— start RECORDS PROVIDED —
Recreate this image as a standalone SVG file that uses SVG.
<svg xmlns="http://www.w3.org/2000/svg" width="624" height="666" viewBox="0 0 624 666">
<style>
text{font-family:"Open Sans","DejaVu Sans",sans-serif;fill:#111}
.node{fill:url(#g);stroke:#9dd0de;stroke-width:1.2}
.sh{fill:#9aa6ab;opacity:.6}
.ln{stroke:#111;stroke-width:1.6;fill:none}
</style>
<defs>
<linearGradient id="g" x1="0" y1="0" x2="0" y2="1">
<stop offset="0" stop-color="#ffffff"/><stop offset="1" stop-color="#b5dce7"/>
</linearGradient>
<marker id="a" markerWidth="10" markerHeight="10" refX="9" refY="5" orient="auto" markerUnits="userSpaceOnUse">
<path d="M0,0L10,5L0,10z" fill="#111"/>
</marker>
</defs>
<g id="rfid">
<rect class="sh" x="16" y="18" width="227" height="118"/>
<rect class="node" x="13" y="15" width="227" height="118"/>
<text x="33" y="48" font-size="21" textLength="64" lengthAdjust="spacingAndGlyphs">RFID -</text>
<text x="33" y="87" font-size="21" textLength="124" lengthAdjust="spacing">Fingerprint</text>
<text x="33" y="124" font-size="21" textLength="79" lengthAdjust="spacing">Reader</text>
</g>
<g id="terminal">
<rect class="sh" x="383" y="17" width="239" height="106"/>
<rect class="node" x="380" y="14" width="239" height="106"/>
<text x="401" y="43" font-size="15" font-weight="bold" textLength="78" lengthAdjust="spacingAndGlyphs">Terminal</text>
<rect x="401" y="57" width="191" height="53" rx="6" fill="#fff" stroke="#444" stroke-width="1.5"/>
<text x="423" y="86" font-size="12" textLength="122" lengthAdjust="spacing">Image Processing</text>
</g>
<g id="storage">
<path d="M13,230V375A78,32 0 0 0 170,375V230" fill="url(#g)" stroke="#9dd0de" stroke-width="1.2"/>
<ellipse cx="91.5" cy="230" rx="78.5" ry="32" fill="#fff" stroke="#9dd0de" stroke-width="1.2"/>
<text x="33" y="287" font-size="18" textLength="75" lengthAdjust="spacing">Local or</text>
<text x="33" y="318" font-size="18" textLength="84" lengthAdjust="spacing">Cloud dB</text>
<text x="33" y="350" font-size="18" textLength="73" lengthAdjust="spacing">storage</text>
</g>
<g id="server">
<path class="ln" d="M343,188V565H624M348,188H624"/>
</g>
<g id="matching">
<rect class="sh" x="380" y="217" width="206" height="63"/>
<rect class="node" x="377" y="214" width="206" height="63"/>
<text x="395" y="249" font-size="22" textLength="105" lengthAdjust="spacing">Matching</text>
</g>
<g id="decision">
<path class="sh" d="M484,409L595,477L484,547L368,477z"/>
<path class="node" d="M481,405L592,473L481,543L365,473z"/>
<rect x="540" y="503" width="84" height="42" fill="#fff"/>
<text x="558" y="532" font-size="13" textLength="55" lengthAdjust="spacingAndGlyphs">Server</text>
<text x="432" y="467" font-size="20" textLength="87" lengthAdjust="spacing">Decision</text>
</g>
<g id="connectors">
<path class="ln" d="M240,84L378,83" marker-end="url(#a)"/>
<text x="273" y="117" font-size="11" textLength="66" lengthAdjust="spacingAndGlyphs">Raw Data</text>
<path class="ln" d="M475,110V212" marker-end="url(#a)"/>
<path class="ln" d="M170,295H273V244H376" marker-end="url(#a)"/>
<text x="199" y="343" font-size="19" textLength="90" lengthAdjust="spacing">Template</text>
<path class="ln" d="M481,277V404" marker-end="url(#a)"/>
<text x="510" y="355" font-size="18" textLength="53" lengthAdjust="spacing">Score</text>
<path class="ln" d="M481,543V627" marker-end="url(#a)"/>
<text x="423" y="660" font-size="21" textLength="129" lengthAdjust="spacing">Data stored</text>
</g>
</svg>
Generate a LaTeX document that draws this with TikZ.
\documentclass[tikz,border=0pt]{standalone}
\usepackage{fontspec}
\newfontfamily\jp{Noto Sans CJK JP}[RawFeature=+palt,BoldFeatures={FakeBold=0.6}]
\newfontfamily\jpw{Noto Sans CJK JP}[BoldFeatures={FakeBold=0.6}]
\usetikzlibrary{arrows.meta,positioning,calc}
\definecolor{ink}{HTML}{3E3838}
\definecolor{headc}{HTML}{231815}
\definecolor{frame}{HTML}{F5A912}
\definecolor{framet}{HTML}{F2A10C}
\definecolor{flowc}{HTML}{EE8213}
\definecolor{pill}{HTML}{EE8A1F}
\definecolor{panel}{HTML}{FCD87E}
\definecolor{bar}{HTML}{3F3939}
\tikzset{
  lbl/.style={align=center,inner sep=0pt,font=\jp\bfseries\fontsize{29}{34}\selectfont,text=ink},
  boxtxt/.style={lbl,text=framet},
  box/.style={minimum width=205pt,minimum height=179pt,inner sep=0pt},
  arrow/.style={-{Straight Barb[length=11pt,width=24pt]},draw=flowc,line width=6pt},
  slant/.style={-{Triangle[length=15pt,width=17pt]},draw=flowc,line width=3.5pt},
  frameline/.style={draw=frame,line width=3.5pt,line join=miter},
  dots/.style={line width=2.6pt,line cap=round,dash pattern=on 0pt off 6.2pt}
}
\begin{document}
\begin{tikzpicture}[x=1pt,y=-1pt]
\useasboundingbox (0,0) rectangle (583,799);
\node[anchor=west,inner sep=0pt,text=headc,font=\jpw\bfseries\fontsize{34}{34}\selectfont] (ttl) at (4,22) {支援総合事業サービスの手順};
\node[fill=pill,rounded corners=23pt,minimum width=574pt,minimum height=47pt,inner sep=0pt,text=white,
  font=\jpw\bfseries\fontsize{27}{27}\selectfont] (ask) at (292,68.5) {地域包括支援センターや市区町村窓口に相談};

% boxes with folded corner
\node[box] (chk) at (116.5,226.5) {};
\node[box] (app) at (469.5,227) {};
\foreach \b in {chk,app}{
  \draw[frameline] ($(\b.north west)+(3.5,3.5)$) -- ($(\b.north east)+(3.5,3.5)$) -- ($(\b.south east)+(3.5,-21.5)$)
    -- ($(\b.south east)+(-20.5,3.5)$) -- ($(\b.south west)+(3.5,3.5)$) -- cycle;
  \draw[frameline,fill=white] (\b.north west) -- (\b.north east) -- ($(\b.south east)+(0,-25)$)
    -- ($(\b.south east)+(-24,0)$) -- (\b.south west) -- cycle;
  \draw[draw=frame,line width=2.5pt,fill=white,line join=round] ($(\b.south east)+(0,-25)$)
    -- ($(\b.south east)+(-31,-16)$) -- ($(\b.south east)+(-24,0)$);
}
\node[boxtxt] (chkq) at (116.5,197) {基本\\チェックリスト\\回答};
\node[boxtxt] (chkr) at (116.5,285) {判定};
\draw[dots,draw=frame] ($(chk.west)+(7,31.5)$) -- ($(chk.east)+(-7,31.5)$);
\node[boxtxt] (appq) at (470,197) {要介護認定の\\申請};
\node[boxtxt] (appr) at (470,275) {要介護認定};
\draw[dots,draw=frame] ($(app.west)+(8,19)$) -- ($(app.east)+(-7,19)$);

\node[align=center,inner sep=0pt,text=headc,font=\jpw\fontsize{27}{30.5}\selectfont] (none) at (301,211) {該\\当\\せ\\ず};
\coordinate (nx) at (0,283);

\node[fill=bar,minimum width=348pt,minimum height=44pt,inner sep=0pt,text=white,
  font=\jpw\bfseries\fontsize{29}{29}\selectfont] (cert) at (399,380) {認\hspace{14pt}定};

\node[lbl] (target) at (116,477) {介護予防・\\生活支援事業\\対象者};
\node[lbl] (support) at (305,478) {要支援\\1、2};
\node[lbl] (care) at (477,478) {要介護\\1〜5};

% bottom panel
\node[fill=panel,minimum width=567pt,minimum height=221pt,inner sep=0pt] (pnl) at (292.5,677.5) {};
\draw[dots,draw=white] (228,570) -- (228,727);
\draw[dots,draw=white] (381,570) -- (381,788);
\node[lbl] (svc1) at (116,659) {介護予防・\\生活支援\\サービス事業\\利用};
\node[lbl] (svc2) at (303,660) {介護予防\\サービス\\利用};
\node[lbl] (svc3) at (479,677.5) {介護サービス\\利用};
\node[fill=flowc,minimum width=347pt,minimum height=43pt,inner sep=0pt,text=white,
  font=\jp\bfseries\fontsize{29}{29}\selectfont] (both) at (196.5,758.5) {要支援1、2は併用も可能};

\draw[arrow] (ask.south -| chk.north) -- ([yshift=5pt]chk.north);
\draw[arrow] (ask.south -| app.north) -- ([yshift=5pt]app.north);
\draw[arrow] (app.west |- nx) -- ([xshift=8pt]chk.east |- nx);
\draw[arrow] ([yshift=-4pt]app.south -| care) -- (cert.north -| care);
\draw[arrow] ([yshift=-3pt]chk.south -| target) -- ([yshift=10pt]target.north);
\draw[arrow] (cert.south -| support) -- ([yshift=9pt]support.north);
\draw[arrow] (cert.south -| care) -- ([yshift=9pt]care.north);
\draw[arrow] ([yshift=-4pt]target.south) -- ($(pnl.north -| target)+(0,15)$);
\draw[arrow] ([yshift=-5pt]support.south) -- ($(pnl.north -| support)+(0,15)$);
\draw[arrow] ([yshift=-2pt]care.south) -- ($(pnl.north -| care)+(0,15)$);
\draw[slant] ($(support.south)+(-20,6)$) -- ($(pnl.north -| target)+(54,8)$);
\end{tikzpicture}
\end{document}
— end RECORDS PROVIDED —
=== TASK ===
List each line holding the string "that".

=== COMPLETED TASK ===
Recreate this image as a standalone SVG file that uses SVG.
Generate a LaTeX document that draws this with TikZ.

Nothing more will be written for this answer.